Tematica ricorrente, soprattutto nei piccoli comuni, è quella della reazione, spesso timorosa, dei residenti rispetto all’arrivo di persone da mondi lontani, con culture e abitudini differenti dalle nostre. Stesso discorso quando si tratta di realizzare attività finora sconosciute alle dinamiche locali.
Le chiedo pertanto come sono state vissute le attività della cooperativa, prima, e del SAI, poi, all’interno del paese.
“Qui non c’era proprio cultura del nido, quando abbiamo aperto avevamo 4 iscrizioni, ora in media siamo una ventina. È un servizio che è stato molto apprezzato.
Stessa cosa per il SAI, nato in contemporanea alla chiusura del CAS. E se all’inizio si poteva pensare ad un servizio simile, ci è voluto poco affinché tutti si accorgessero, anche grazie al lavoro di sensibilizzazione di noi operatori, del nostro lavoro quotidiano, fatto di controlli, istruzione, lavoro, e tutti possono vedere i nostri beneficiari andare a scuola o a lavoro a piedi o in bici. Inoltre c’è un limite di persone che possono vivere in un’abitazione, rispetto a prima in cui l’affluenza nelle stesse abitazioni era ben maggiore.
Oltretutto è un progetto di titolarità del comune, in aggiunta alla mia figura c’è quella del Sindaco a garantire. Lui tiene molto a questo progetto, è sempre presente e pronto a risolvere qualsiasi problematica. Il centro stesso, dove c’è sempre qualcuno, rappresenta un riferimento per chiunque dovesse avere problemi con i beneficiari. Ed inoltre c’è una continua collaborazione con le istituzioni e le forze dell’ordine.
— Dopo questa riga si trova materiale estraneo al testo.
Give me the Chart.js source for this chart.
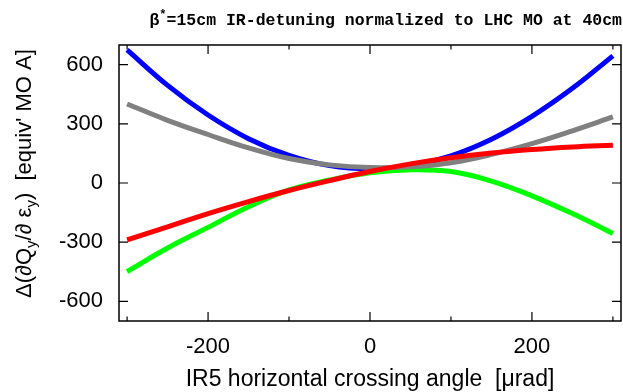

Questo controllo e linearità delle procedure ha garantito una buona integrazione con la comunità.
Rispetto a un SAI con famiglie, dove magari misuri il livello di integrazione vedendo i bambini che giocano in piazza o che vanno a scuola con altri bambini del posto, qui, dove ci sono solo uomini adulti, lo puoi notare dall’atmosfera che si crea nei luoghi di lavoro e nei momenti di svago da questo, quando insieme giocano a calcetto, o mangiano una pizza insieme, riuscendo a creare un’atmosfera da amici di vecchia data.
Sono entrati nella nostra vita di tutti i giorni e questo per me rappresenta il modello di integrazione ideale da perseguire.”